═══ DATA SHOWN ═══
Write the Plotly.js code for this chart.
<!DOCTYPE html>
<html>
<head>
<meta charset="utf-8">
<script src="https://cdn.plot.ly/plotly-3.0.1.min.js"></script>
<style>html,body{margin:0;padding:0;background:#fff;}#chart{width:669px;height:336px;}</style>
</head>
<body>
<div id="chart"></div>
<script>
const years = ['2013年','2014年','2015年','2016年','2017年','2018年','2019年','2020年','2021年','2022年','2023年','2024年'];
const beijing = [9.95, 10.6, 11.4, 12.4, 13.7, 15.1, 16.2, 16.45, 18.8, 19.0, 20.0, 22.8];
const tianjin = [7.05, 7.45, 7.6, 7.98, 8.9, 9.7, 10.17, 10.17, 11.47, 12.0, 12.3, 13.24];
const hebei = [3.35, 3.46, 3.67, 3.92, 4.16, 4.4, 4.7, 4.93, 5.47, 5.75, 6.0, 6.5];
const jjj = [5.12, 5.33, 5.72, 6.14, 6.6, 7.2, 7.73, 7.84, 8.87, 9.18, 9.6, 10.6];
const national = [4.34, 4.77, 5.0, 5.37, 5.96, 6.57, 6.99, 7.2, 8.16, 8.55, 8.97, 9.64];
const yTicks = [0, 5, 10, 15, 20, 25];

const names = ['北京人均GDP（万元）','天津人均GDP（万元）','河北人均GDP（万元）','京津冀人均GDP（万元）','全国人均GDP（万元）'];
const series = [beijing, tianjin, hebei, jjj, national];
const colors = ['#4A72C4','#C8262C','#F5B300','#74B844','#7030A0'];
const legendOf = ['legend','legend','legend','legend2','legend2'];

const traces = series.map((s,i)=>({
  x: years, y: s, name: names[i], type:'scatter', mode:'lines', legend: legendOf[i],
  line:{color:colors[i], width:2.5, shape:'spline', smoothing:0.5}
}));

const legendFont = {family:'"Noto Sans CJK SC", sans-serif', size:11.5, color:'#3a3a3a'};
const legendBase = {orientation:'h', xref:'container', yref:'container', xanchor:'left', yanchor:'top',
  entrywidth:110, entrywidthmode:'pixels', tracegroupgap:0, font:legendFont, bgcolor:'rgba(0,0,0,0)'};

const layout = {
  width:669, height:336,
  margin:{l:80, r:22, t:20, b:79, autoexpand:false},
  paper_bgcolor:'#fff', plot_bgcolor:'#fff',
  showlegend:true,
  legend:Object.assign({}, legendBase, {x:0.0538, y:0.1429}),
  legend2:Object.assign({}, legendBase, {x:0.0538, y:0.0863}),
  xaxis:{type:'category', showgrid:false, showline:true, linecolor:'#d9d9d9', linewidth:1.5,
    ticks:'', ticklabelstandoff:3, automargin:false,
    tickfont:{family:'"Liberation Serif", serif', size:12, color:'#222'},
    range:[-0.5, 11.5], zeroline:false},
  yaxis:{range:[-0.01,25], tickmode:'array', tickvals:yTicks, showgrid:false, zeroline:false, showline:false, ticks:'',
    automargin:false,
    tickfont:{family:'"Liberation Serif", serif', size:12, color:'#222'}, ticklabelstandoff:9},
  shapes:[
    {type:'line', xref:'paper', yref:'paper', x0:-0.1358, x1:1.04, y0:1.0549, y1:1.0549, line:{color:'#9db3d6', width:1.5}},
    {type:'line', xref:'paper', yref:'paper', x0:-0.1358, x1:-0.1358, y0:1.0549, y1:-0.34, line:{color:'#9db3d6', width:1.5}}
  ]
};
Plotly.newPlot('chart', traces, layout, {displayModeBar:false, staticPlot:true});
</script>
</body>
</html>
═══
--- WRITTEN INSTRUCTION ---
All of the data must be returned exactly.

--- RESULT ---
Write the Plotly.js code for this chart.
<!DOCTYPE html>
<html>
<head>
<meta charset="utf-8">
<script src="https://cdn.plot.ly/plotly-3.0.1.min.js"></script>
<style>html,body{margin:0;padding:0;background:#fff;}#chart{width:669px;height:336px;}</style>
</head>
<body>
<div id="chart"></div>
<script>
const years = ['2013年','2014年','2015年','2016年','2017年','2018年','2019年','2020年','2021年','2022年','2023年','2024年'];
const beijing = [9.95, 10.6, 11.4, 12.4, 13.7, 15.1, 16.2, 16.45, 18.8, 19.0, 20.0, 22.8];
const tianjin = [7.05, 7.45, 7.6, 7.98, 8.9, 9.7, 10.17, 10.17, 11.47, 12.0, 12.3, 13.24];
const hebei = [3.35, 3.46, 3.67, 3.92, 4.16, 4.4, 4.7, 4.93, 5.47, 5.75, 6.0, 6.5];
const jjj = [5.12, 5.33, 5.72, 6.14, 6.6, 7.2, 7.73, 7.84, 8.87, 9.18, 9.6, 10.6];
const national = [4.34, 4.77, 5.0, 5.37, 5.96, 6.57, 6.99, 7.2, 8.16, 8.55, 8.97, 9.64];
const yTicks = [0, 5, 10, 15, 20, 25];

const names = ['北京人均GDP（万元）','天津人均GDP（万元）','河北人均GDP（万元）','京津冀人均GDP（万元）','全国人均GDP（万元）'];
const series = [beijing, tianjin, hebei, jjj, national];
const colors = ['#4A72C4','#C8262C','#F5B300','#74B844','#7030A0'];
const legendOf = ['legend','legend','legend','legend2','legend2'];

const traces = series.map((s,i)=>({
  x: years, y: s, name: names[i], type:'scatter', mode:'lines', legend: legendOf[i],
  line:{color:colors[i], width:2.5, shape:'spline', smoothing:0.5}
}));

const legendFont = {family:'"Noto Sans CJK SC", sans-serif', size:11.5, color:'#3a3a3a'};
const legendBase = {orientation:'h', xref:'container', yref:'container', xanchor:'left', yanchor:'top',
  entrywidth:110, entrywidthmode:'pixels', tracegroupgap:0, font:legendFont, bgcolor:'rgba(0,0,0,0)'};

const layout = {
  width:669, height:336,
  margin:{l:80, r:22, t:20, b:79, autoexpand:false},
  paper_bgcolor:'#fff', plot_bgcolor:'#fff',
  showlegend:true,
  legend:Object.assign({}, legendBase, {x:0.0538, y:0.1429}),
  legend2:Object.assign({}, legendBase, {x:0.0538, y:0.0863}),
  xaxis:{type:'category', showgrid:false, showline:true, linecolor:'#d9d9d9', linewidth:1.5,
    ticks:'', ticklabelstandoff:3, automargin:false,
    tickfont:{family:'"Liberation Serif", serif', size:12, color:'#222'},
    range:[-0.5, 11.5], zeroline:false},
  yaxis:{range:[-0.01,25], tickmode:'array', tickvals:yTicks, showgrid:false, zeroline:false, showline:false, ticks:'',
    automargin:false,
    tickfont:{family:'"Liberation Serif", serif', size:12, color:'#222'}, ticklabelstandoff:9},
  shapes:[
    {type:'line', xref:'paper', yref:'paper', x0:-0.1358, x1:1.04, y0:1.0549, y1:1.0549, line:{color:'#9db3d6', width:1.5}},
    {type:'line', xref:'paper', yref:'paper', x0:-0.1358, x1:-0.1358, y0:1.0549, y1:-0.34, line:{color:'#9db3d6', width:1.5}}
  ]
};
Plotly.newPlot('chart', traces, layout, {displayModeBar:false, staticPlot:true});
</script>
</body>
</html>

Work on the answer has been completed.